Thousands Lebanese fled Liberia's long civil war; those who stayed found plenty of opportunities for reconstruction. Many educated and well-off Liberians also left. But competition from businessmen from India and China is now growing.
Flexible responses to the changing political and economical situation has been key to the diaspora's success, according to Mara Leichtman, an American academic who studies the Lebanese in Senegal.
Easy relations with the political elites and the money to pay bribes also help. Liberia's Lebanese are unable to buy property and are banned from 26 industries, but simultaneous patronage by officials is common. "I budget for bribes," admits a Lebanese restaurateur. "Anyone wanting to do business here does."

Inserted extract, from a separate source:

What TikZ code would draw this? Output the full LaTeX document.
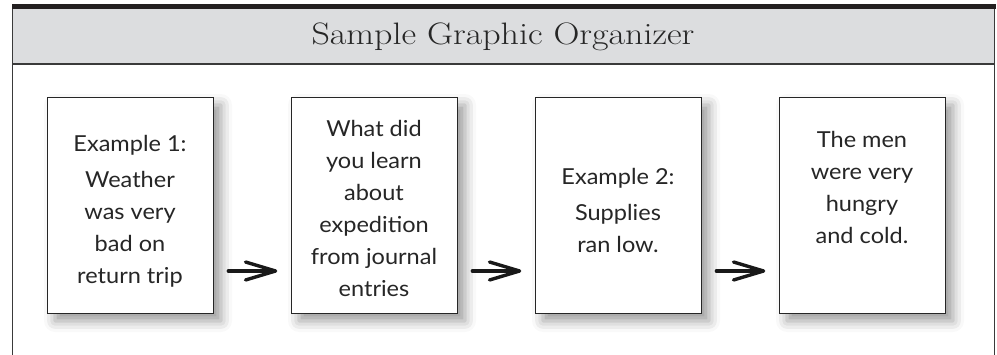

Widely visible success has fuelled local resentment. Protests over pay and job conditions in Lebanese-run companies occur. "The Lebanese mainly trade, sending money out of the country rather than investing," grumbles Sam Mitchell, the head of the Liberian Business Association. Others accuse the community of leaving little room for local businesses and collaborating to drive them out of the market.
New Lebanese immigrants are unlikely to be deterred. Business is booming. As one businessman puts it: "Anywhere is easier to make money than Lebanon."